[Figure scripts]
"""

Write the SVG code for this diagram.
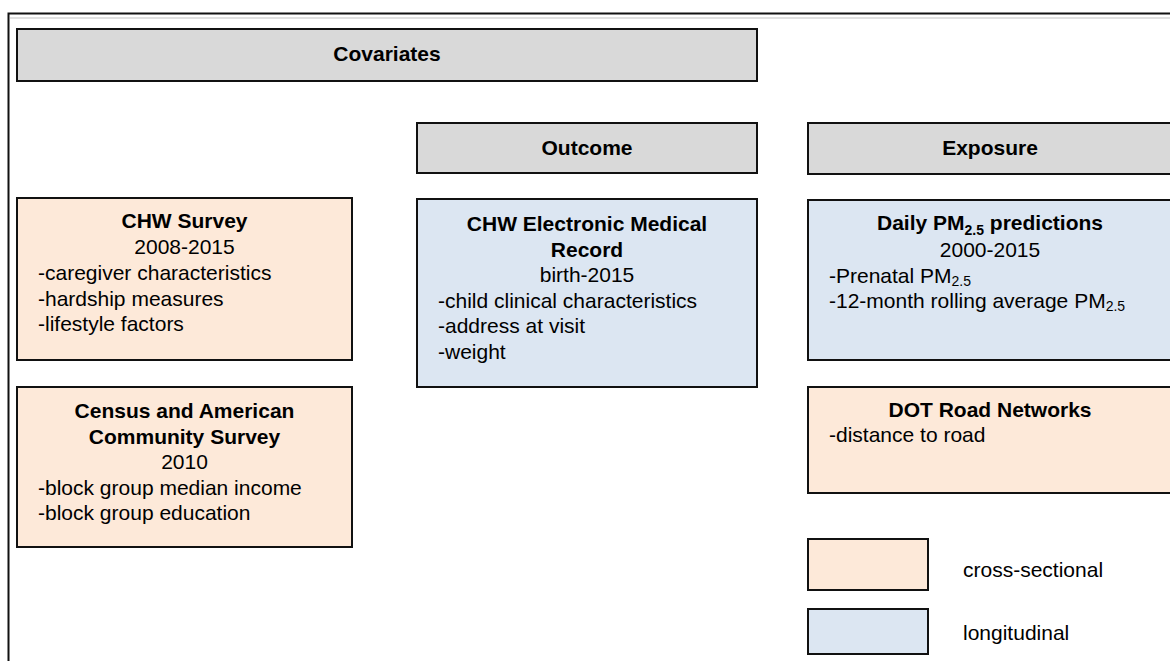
<svg xmlns="http://www.w3.org/2000/svg" width="1170" height="661" viewBox="0 0 1170 661">
<style>
text{font-family:"Liberation Sans",Arial,sans-serif;font-size:21px;fill:#000}
.b{font-weight:bold}
.m{text-anchor:middle}
.sub{font-size:14px}
.box{stroke:#111;stroke-width:2}
.hdr{fill:#D9D9D9}
.cs{fill:#FDE9D9}
.lg{fill:#DCE6F2}
</style>
<rect x="0" y="0" width="1170" height="661" fill="#fff"/>
<g id="frame">
<rect x="8.5" y="13.5" width="1200" height="700" fill="none" stroke="#111" stroke-width="2"/>
<line x1="10" y1="18" x2="1170" y2="18" stroke="#d6d6d6" stroke-width="1.5"/>
</g>
<g id="covariates">
<rect class="box hdr" x="17" y="29" width="740" height="52"/>
<text class="b m" x="387" y="61">Covariates</text>
</g>
<g id="outcome">
<rect class="box hdr" x="417" y="123" width="340" height="50"/>
<text class="b m" x="587" y="155">Outcome</text>
</g>
<g id="exposure">
<rect class="box hdr" x="808" y="123" width="364" height="51"/>
<text class="b m" x="990" y="155">Exposure</text>
</g>
<g id="chw-survey">
<rect class="box cs" x="17" y="198" width="335" height="162"/>
<text class="b m" x="184.5" y="228">CHW Survey</text>
<text class="m" x="184.5" y="254">2008-2015</text>
<text x="38" y="280">-caregiver characteristics</text>
<text x="38" y="305.5">-hardship measures</text>
<text x="38" y="331">-lifestyle factors</text>
</g>
<g id="census">
<rect class="box cs" x="17" y="387" width="335" height="160"/>
<text class="b m" x="184.5" y="418">Census and American</text>
<text class="b m" x="184.5" y="443.5">Community Survey</text>
<text class="m" x="184.5" y="469">2010</text>
<text x="38" y="494.5">-block group median income</text>
<text x="38" y="520">-block group education</text>
</g>
<g id="emr">
<rect class="box lg" x="417" y="199" width="340" height="188"/>
<text class="b m" x="587" y="231">CHW Electronic Medical</text>
<text class="b m" x="587" y="256.5">Record</text>
<text class="m" x="587" y="282">birth-2015</text>
<text x="438" y="307.5">-child clinical characteristics</text>
<text x="438" y="333">-address at visit</text>
<text x="438" y="358.5">-weight</text>
</g>
<g id="pm25">
<rect class="box lg" x="808" y="200" width="364" height="160"/>
<text class="b m" x="990" y="230">Daily PM<tspan class="sub" dy="5">2.5</tspan><tspan dy="-5"> predictions</tspan></text>
<text class="m" x="990" y="257">2000-2015</text>
<text x="829" y="283">-Prenatal PM<tspan class="sub" dy="3">2.5</tspan></text>
<text x="829" y="308">-12-month rolling average PM<tspan class="sub" dy="3">2.5</tspan></text>
</g>
<g id="dot">
<rect class="box cs" x="808" y="387" width="364" height="106"/>
<text class="b m" x="990" y="417">DOT Road Networks</text>
<text x="829" y="442">-distance to road</text>
</g>
<g id="legend-cross">
<rect class="box cs" x="808" y="539" width="120" height="51"/>
<text x="963" y="577">cross-sectional</text>
</g>
<g id="legend-long">
<rect class="box lg" x="808" y="609" width="120" height="45"/>
<text x="963" y="640">longitudinal</text>
</g>
<g id="connectors"></g>
</svg>
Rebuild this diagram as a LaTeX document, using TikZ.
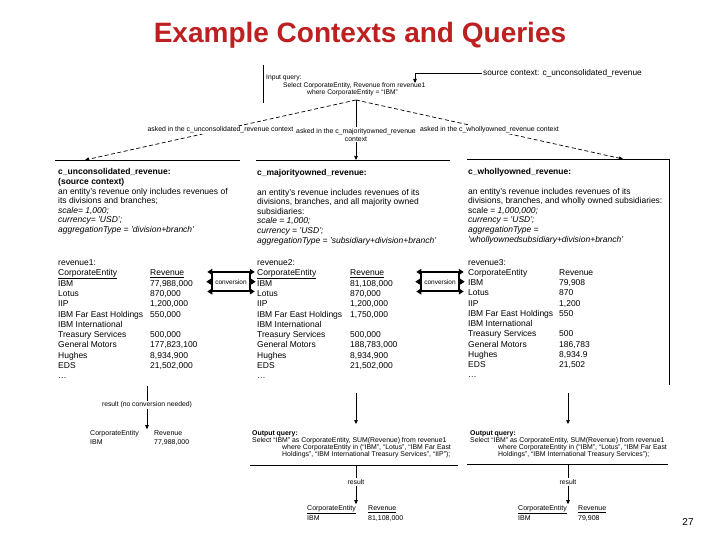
\documentclass[tikz,border=0pt]{standalone}
\usepackage{fontspec}
\setmainfont{Liberation Sans}
\usetikzlibrary{arrows.meta,positioning,calc}
\definecolor{titlered}{RGB}{188,32,32}

\begin{document}
\begin{tikzpicture}[x=1pt, y=-1pt, >={Triangle[length=4pt,width=3.5pt]},
  boxline/.style={line width=0.8pt},
  askline/.style={dash pattern=on 4pt off 2.5pt, line width=0.7pt},
  ctxtext/.style={anchor=north west, inner sep=0pt, align=left, font=\fontsize{8.5}{9.6}\selectfont},
  tbltext/.style={anchor=north west, inner sep=0pt, font=\fontsize{8.5}{10.25}\selectfont},
  asklabel/.style={fill=white, inner sep=1pt, align=center, font=\fontsize{6.9}{8}\selectfont},
  qrytext/.style={anchor=north west, inner sep=0pt, align=left, font=\fontsize{6.9}{7}\selectfont},
  smalllabel/.style={fill=white, inner sep=1pt, font=\fontsize{6.8}{8}\selectfont},
  restext/.style={anchor=north west, inner sep=0pt, font=\fontsize{7}{9}\selectfont},
  convbox/.style={draw, line width=1.5pt, fill=white, inner xsep=2pt, inner ysep=0pt,
    minimum width=38pt, minimum height=18pt, font=\fontsize{6.5}{7}\selectfont},
  convarrow/.style={line width=1.5pt, {Triangle[length=5pt,width=6pt]}-{Triangle[length=5pt,width=6pt]}},
  convtip/.style={line width=1.5pt, -{Triangle[length=5pt,width=6pt]}}]
  \useasboundingbox (0,0) rectangle (720,540);
  \fill[white] (0,0) rectangle (720,540);

  % title and page number
  \node[text=titlered, font=\fontsize{28}{30}\bfseries] (title) at (360,35) {Example Contexts and Queries};
  \node[font=\fontsize{10}{12}\selectfont] (pagenum) at (688,522) {27};

  % input query and its source context
  \draw (263,65) -- (263,103);
  \node[anchor=north west, inner sep=0pt, align=left, font=\fontsize{6.7}{7.8}\selectfont] (inq) at (266,74.5)
    {Input query:\\
     \hspace*{17pt}Select CorporateEntity, Revenue from revenue1\\
     \hspace*{41pt}where CorporateEntity = ``IBM''};
  \node[anchor=west, inner sep=1pt, font=\fontsize{8.3}{10}\selectfont] (src) at (482,73.5)
    {source context: c\_unconsolidated\_revenue};
  \coordinate (srcend) at (415,83);
  \draw[->] (src.west) -| (srcend);

  % the query asked in three contexts
  \coordinate (apex) at (356,100);
  \coordinate (top1) at (85,160);
  \coordinate (top2) at (356,160);
  \coordinate (top3) at (623,159);
  \draw[askline,->] (apex) -- node[asklabel]{asked in the c\_unconsolidated\_revenue context} (top1);
  \draw[line width=0.7pt,->] (apex) -- node[asklabel, pos=0.58]{asked in the c\_majorityowned\_revenue\\context} (top2);
  \draw[askline,->] (apex) -- node[asklabel]{asked in the c\_whollyowned\_revenue context} (top3);

  % context boxes
  \draw[boxline] (55,160) -- (240,160);
  \draw[boxline] (256,160) -- (450,160);
  \draw[boxline] (467,159) -- (669,159) -- (669,385);

  \node[ctxtext] (ctx1) at (58,168.5)
    {\textbf{c\_unconsolidated\_revenue:}\\
     \textbf{(source context)}\\
     an entity's revenue only includes revenues of\\
     its divisions and branches;\\
     \textit{scale= 1,000;}\\
     \textit{currency= 'USD';}\\
     \textit{aggregationType = 'division+branch'}};
  \node[ctxtext] (ctx2) at (257,169.5)
    {\textbf{c\_majorityowned\_revenue:}\\[9.6pt]
     an entity's revenue includes revenues of its\\
     divisions, branches, and all majority owned\\
     subsidiaries:\\
     \textit{scale = 1,000;}\\
     \textit{currency = 'USD';}\\
     \textit{aggregationType = 'subsidiary+division+branch'}};
  \node[ctxtext] (ctx3) at (468,168.5)
    {\textbf{c\_whollyowned\_revenue:}\\[9.6pt]
     an entity's revenue includes revenues of its\\
     divisions, branches, and wholly owned subsidiaries:\\
     scale = \textit{1,000,000;}\\
     \textit{currency = 'USD';}\\
     \textit{aggregationType =}\\
     \textit{'whollyownedsubsidiary+division+branch'}};

  % revenue tables
  \node[tbltext] (rev1) at (58,257.8) {\begin{tabular}{@{}p{92pt}@{}l@{}}
    revenue1: & \\
    \underline{CorporateEntity} & \underline{Revenue}\\
    IBM & 77,988,000\\
    Lotus & 870,000\\
    IIP & 1,200,000\\
    IBM Far East Holdings & 550,000\\
    IBM International & \\
    Treasury Services & 500,000\\
    General Motors & 177,823,100\\
    Hughes & 8,934,900\\
    EDS & 21,502,000\\
    \dots & \\
  \end{tabular}};
  \node[tbltext] (rev2) at (257,257.8) {\begin{tabular}{@{}p{93pt}@{}l@{}}
    revenue2: & \\
    \underline{CorporateEntity} & \underline{Revenue}\\
    IBM & 81,108,000\\
    Lotus & 870,000\\
    IIP & 1,200,000\\
    IBM Far East Holdings & 1,750,000\\
    IBM International & \\
    Treasury Services & 500,000\\
    General Motors & 188,783,000\\
    Hughes & 8,934,900\\
    EDS & 21,502,000\\
    \dots & \\
  \end{tabular}};
  \node[tbltext] (rev3) at (468,257.8) {\begin{tabular}{@{}p{91pt}@{}l@{}}
    revenue3: & \\
    CorporateEntity & Revenue\\
    IBM & 79,908\\
    Lotus & 870\\
    IIP & 1,200\\
    IBM Far East Holdings & 550\\
    IBM International & \\
    Treasury Services & 500\\
    General Motors & 186,783\\
    Hughes & 8,934.9\\
    EDS & 21,502\\
    \dots & \\
  \end{tabular}};

  % conversions between the tables
  \node[convbox] (conv1) at (231,281.7) {conversion};
  \node[convbox] (conv2) at (440,281.7) {conversion};
  \foreach \c in {conv1,conv2} {
    \draw[convarrow] ([xshift=-4pt]\c.north west) -- ([xshift=4pt]\c.north east);
    \draw[convarrow] ([xshift=-4pt]\c.south west) -- ([xshift=4pt]\c.south east);
    \draw[convtip] (\c.west) -- ([xshift=-5pt]\c.west);
    \draw[convtip] (\c.east) -- ([xshift=5pt]\c.east);
  }

  % left: result without conversion
  \coordinate (bot1) at (147,386);
  \node[smalllabel] (res1) at (147,405) {result (no conversion needed)};
  \node[restext] (out1) at (90,429.2) {\begin{tabular}{@{}p{64pt}@{}l@{}}
    CorporateEntity & Revenue\\
    IBM & 77,988,000\\
  \end{tabular}};
  \draw[line width=0.7pt] (bot1) -- (res1);
  \draw[line width=0.7pt,->] (res1) -- (res1 |- out1.north);

  % middle: output query and result
  \coordinate (bot2) at (356,393);
  \coordinate (qtop2) at (356,424);
  \draw[line width=0.7pt,->] (bot2) -- (qtop2);
  \node[qrytext] (oq2) at (252,430)
    {\textbf{Output query:}\\
     Select ``IBM'' as CorporateEntity, SUM(Revenue) from revenue1\\
     \hspace*{30pt}where CorporateEntity in (``IBM'', ``Lotus'', ``IBM Far East\\
     \hspace*{30pt}Holdings'', ``IBM International Treasury Services'', ``IIP'');};
  \draw[boxline] (250,465) -- (458,465);
  \coordinate (qbot2) at (356,465);
  \node[smalllabel] (res2) at (356,482) {result};
  \node[restext] (out2) at (307,504.2) {\begin{tabular}{@{}p{61pt}@{}l@{}}
    \underline{CorporateEntity} & \underline{Revenue}\\
    IBM & 81,108,000\\
  \end{tabular}};
  \draw[line width=0.7pt] (qbot2) -- (res2);
  \draw[line width=0.7pt,->] (res2) -- (res2 |- out2.north);

  % right: output query and result
  \coordinate (bot3) at (568,393);
  \coordinate (qtop3) at (568,424);
  \draw[line width=0.7pt,->] (bot3) -- (qtop3);
  \node[qrytext] (oq3) at (470,430)
    {\textbf{Output query:}\\
     Select ``IBM'' as CorporateEntity, SUM(Revenue) from revenue1\\
     \hspace*{28pt}where CorporateEntity in (``IBM'', ``Lotus'', ``IBM Far East\\
     \hspace*{28pt}Holdings'', ``IBM International Treasury Services'');};
  \draw[boxline] (467,464) -- (668,464);
  \coordinate (qbot3) at (568,464);
  \node[smalllabel] (res3) at (568,482) {result};
  \node[restext] (out3) at (518,504.2) {\begin{tabular}{@{}p{60pt}@{}l@{}}
    \underline{CorporateEntity} & \underline{Revenue}\\
    IBM & 79,908\\
  \end{tabular}};
  \draw[line width=0.7pt] (qbot3) -- (res3);
  \draw[line width=0.7pt,->] (res3) -- (res3 |- out3.north);
\end{tikzpicture}
\end{document}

"""

Required work -> Gather from the records above every line containing the string "this".

Answer below ->
Write the SVG code for this diagram.
Rebuild this diagram as a LaTeX document, using TikZ.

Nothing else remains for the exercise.